England at its most mysterious. And lovely. And elemental. And unfathomable.
This is not Guildford. Or Purley.
I lived in a nearby village for 10 years. 6 or 7 years ago, I met a woman in one of our 2 village pubs. She was visiting her daughters in the village. A friendly, blonde, Scandinavian looking woman, with a kind, calm, easy-going way about her. A woman from Wiltshire, who, I later discovered, was 49 years old.
Soon afterwards, this woman embarked on a series of actions, which mystified me. As many things in Wiltshire did. And do.
Honey Street is inspired by her. It alludes to things she actually did, but is not her story. It's a fiction. An attempt to try and make sense of something seemingly senseless. It's also a love/hate letter to Wiltshire.
Some of Britain's finest actors are here. Often filming scenes in real situations. With real people coming in and out of shot. Sometimes the actors didn't know where the camera was. Sometimes the actors knew that they had only one chance to capture the scene. They were always brilliant. The sound was sometimes less than brilliant.
The feel of Honey Street is of a home movie that somehow curdles into a life of its own. Technical considerations have always taken secondary place to capturing something real.

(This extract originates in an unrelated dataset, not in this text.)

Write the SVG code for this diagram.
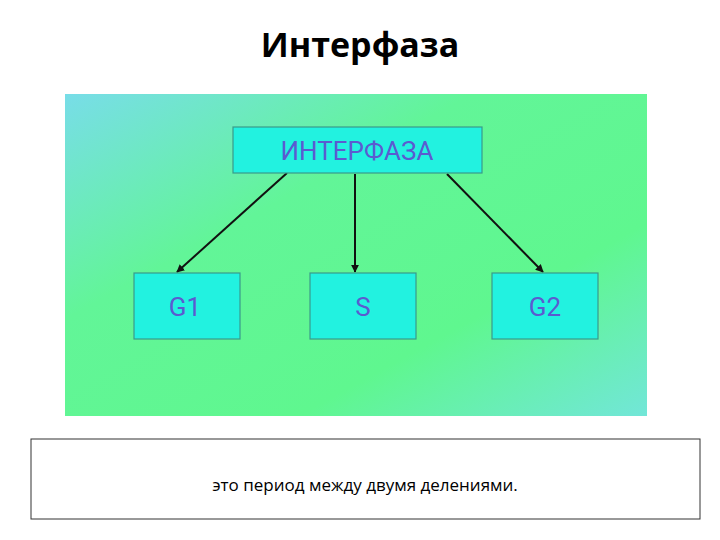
<svg xmlns="http://www.w3.org/2000/svg" width="720" height="540" viewBox="0 0 720 540">
<defs>
<linearGradient id="bg" x1="0" y1="0" x2="1" y2="1">
<stop offset="0" stop-color="#78dde8"/>
<stop offset="0.35" stop-color="#62f598"/>
<stop offset="0.7" stop-color="#5ff78f"/>
<stop offset="1" stop-color="#72e6d8"/>
</linearGradient>
<marker id="ah" viewBox="0 0 10 10" refX="9" refY="5" markerWidth="4" markerHeight="4" orient="auto"><path d="M0,0 L10,5 L0,10 z" fill="#111"/></marker>
</defs>
<style>
.box{fill:#22f2e0;stroke:#3a9a8a;stroke-width:1.2}
.lbl{font-family:Roboto,"Noto Sans",sans-serif;font-size:26px;fill:#5b5bd0;text-anchor:middle}
.c{stroke:#111;stroke-width:2;fill:none;marker-end:url(#ah)}
</style>
<rect width="720" height="540" fill="#fff"/>
<text x="360" y="57" font-family="'Open Sans','Noto Sans',sans-serif" font-weight="bold" font-size="34" text-anchor="middle" fill="#000">Интерфаза</text>
<rect x="65" y="94" width="582" height="322" fill="url(#bg)"/>
<g id="connectors">
<line class="c" x1="287" y1="173" x2="177" y2="272"/>
<line class="c" x1="355" y1="174" x2="355" y2="272"/>
<line class="c" x1="447" y1="174" x2="543" y2="272"/>
</g>
<g id="n-interfaza"><rect class="box" x="233" y="127" width="249" height="46"/><text class="lbl" x="357" y="160">ИНТЕРФАЗА</text></g>
<g id="n-g1"><rect class="box" x="134" y="273" width="106" height="66"/><text class="lbl" x="185" y="316">G1</text></g>
<g id="n-s"><rect class="box" x="310" y="273" width="106" height="66"/><text class="lbl" x="363" y="316">S</text></g>
<g id="n-g2"><rect class="box" x="492" y="273" width="106" height="66"/><text class="lbl" x="545" y="316">G2</text></g>
<g id="caption"><rect x="31" y="439" width="669" height="80" fill="#fff" stroke="#333" stroke-width="1"/>
<text x="365" y="491" font-family="'Open Sans','Noto Sans',sans-serif" font-size="17" text-anchor="middle" fill="#000">это период между двумя делениями.</text></g>
</svg>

The film is a total guess at what the Scandinavian looking woman, 49 years old, with a calm easy-going demeanour, whom I met for a matter of minutes in a Wiltshire village pub, might have been really like. Might have thought. Might have behaved like in her past. It does not for a second pretend to be an accurate portrayal.
The film is not Cluedo. The film has nobody searching for clues as to who did what to whom. And where. And with what. So it's already a rarity. But it does ask you to consider why. Why life that can seem so precious, can also seem so worthless.
I've loved the films of the Iranian directors, Panahi and Kiarostami. Honey Street is a, very humble, salute to them both.